The great Rabbi Eliyahu of Vilna — known as the Vilna Gaon or simply the Gra, was recognized during his lifetime as one of the towering geniuses of the Jewish world. From a young age, tales of his brilliance and saintliness spread throughout Lithuania and Poland, and it is no surprise that many wished to have his portrait displayed in their homes.
After his passing, this fascination only deepened. Opportunistic merchants quickly realized the demand and began distributing portraits said to depict the Gaon. Today, there are around twelve different images that claim to show the face of the Vilna Gaon — almost all of them imaginary and without historical basis.
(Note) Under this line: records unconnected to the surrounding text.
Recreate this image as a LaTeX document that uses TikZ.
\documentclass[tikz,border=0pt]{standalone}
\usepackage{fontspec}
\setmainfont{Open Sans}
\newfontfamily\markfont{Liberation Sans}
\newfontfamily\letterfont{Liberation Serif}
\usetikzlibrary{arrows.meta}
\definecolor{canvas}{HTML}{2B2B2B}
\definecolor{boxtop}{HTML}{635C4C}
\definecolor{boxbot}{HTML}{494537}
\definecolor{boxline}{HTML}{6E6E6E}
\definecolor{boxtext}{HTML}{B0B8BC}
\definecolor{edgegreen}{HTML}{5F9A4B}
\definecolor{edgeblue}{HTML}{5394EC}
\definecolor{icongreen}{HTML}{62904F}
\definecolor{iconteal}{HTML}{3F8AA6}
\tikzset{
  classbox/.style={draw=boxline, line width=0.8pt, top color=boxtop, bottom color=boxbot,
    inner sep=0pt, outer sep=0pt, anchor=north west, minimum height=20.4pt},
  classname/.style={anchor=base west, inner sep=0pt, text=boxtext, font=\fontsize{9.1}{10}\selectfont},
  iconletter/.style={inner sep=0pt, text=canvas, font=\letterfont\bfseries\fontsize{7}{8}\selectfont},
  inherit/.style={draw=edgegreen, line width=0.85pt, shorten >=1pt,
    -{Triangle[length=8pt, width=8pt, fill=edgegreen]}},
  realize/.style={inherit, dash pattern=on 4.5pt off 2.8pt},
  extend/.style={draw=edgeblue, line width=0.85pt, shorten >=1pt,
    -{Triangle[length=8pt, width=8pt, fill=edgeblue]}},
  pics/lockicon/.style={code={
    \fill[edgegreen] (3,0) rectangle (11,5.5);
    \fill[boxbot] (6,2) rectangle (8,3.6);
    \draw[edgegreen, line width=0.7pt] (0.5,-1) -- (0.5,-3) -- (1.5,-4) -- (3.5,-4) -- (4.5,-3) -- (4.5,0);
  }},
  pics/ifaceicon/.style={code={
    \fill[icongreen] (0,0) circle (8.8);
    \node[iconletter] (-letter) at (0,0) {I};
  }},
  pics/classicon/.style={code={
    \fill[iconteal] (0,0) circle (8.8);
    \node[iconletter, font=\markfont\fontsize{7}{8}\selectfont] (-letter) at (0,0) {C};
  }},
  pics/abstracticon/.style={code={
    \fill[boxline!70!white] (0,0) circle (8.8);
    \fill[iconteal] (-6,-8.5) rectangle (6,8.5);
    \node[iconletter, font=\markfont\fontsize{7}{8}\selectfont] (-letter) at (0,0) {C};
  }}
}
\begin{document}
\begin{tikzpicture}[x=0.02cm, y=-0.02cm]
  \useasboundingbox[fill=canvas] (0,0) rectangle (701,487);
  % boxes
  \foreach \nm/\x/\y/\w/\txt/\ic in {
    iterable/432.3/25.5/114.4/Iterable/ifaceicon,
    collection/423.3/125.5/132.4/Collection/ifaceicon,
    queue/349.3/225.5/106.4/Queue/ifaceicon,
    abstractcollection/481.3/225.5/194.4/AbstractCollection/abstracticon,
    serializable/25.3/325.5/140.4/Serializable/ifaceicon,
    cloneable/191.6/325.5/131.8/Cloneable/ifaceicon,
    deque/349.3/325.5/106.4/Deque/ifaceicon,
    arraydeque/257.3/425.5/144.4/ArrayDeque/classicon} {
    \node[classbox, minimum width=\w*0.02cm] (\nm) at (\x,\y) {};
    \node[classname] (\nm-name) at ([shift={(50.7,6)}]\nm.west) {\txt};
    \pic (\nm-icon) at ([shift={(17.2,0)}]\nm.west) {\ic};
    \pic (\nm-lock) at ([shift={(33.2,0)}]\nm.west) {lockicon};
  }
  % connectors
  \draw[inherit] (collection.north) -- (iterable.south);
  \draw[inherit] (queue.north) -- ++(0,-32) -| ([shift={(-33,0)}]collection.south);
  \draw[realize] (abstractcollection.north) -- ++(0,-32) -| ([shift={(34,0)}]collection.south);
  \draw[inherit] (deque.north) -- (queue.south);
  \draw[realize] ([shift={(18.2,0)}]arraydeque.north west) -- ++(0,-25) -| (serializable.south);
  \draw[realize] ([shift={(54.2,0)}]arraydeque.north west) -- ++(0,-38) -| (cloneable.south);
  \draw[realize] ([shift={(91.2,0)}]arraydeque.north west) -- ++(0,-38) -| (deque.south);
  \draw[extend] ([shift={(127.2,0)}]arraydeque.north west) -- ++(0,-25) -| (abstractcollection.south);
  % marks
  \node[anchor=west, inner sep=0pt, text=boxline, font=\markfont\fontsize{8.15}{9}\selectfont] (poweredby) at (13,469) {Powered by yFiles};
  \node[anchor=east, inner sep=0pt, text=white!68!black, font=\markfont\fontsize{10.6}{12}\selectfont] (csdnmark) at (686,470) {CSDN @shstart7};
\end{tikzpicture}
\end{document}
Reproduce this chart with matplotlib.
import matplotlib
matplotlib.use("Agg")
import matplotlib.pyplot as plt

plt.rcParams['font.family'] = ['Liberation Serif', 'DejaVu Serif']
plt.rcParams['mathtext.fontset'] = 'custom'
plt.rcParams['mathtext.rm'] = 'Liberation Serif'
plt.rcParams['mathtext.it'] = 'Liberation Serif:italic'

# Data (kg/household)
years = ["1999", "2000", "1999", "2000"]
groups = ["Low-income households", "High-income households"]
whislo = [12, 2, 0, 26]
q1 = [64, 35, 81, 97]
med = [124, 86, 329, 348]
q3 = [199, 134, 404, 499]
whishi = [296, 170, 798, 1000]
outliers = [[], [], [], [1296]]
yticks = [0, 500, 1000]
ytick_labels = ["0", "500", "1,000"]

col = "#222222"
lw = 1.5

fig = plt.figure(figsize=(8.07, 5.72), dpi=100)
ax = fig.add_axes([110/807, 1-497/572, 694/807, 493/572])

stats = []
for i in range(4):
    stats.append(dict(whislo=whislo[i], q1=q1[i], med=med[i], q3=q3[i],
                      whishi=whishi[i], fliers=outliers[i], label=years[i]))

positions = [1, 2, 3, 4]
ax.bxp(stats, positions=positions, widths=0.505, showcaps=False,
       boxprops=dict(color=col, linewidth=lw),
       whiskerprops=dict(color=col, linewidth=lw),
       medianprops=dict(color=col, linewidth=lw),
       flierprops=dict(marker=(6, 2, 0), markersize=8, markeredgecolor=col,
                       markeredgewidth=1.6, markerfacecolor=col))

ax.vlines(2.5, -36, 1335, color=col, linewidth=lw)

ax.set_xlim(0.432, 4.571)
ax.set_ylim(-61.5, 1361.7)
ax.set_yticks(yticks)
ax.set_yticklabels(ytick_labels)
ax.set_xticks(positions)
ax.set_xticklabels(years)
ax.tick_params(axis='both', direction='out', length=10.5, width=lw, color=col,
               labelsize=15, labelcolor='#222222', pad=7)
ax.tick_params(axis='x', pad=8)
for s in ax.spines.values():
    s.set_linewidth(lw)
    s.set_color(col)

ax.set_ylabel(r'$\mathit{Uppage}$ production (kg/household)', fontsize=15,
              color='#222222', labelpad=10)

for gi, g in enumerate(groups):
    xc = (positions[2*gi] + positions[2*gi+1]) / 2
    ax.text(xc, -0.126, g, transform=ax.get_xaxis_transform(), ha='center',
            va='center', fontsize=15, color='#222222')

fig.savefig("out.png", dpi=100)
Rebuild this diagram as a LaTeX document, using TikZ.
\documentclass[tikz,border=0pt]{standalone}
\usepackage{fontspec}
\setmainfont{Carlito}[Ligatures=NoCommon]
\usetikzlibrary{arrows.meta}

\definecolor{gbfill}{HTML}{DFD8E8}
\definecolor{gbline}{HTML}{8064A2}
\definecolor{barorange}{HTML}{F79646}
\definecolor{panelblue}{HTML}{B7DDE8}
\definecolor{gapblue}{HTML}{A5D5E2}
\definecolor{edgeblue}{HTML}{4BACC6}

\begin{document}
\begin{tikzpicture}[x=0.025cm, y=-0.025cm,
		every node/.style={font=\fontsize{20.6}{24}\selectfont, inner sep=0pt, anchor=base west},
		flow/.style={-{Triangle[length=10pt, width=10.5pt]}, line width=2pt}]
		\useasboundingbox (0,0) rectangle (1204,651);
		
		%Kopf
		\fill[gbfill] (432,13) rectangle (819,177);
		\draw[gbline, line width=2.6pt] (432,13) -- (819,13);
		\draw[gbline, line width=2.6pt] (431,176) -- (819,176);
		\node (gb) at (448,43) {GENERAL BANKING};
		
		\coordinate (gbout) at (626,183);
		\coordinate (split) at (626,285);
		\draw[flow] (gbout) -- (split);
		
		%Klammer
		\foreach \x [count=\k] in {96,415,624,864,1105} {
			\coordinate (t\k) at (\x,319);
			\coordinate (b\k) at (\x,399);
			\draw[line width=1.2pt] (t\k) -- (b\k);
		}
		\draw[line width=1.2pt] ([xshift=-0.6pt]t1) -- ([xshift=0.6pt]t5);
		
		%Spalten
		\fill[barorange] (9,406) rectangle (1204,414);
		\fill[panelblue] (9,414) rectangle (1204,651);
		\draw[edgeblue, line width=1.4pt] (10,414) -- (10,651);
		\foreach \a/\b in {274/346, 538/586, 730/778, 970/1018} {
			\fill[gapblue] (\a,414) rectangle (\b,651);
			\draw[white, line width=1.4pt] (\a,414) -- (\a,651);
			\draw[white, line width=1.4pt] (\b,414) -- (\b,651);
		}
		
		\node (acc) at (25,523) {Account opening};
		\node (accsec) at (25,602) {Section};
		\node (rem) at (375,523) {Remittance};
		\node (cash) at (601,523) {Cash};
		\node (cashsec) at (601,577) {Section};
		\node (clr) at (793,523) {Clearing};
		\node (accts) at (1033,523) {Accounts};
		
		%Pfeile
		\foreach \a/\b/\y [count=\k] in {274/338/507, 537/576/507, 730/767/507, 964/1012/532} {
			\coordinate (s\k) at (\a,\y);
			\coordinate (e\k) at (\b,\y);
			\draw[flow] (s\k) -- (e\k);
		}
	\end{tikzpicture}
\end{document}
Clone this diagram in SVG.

The Famous but False Portrait
The most widely circulated portrait shows the Gaon wrapped in a tallit and tefillin, holding a book in one hand and a quill in the other, as if in the midst of writing his Torah insights. To make it appear authentic, the image was inscribed with the following words:
“This is a true and accurate picture, produced with great effort through the involvement of the noble lady Mrs. Miriam of Antova, granddaughter of the Gaon, and preserved in the home of the Vilner family, his descendants.”
Despite this impressive claim, historians and art experts agree that this image is completely inauthentic — neither true nor original.
The Real Origin of the Image
During the Gaon’s lifetime, only one sketch was ever circulated, and it was blurry and indistinct. It showed him with a very long beard, but without tallit or tefillin.
More than twenty years after his death, in 1820, a Polish painter named Józef Głowacki created an oil painting depicting the Gaon in elegant rabbinic attire, wearing a tall, ornate rabbinic hat, his beard neatly trimmed and squared, and without side curls (pe’ot). In his left hand he holds a book; in his right, a quill pen.
This portrait was commissioned by a Jewish patron and then sold and distributed widely. However, it was entirely imaginary, painted long after the Gaon’s passing, and based on no firsthand description.
How the Modern “Tallit and Tefillin” Image Was Born
Roughly fifty years later, a lesser artist crudely copied Głowacki’s painting, making several changes: he added tefillin and a tallit, draping them over the original elegant rabbinic garments, and replaced the complicated hat with an oversized kippah that was easier to draw.
This altered version — based on a non-Jewish painter’s imagination and modified decades later, became the most popular and iconic image of the Vilna Gaon, reproduced in countless books and homes.
The Conclusion: No Authentic Portrait
In truth, no genuine, authoritative portrait of the Vilna Gaon exists.
We have no visual record of his face, only words describing his greatness, intellect, and holiness.
The images that circulate today reflect not his actual appearance but the awe and reverence generations have felt for him — an attempt to capture through art the spiritual light of a man whose wisdom illuminated the Jewish world.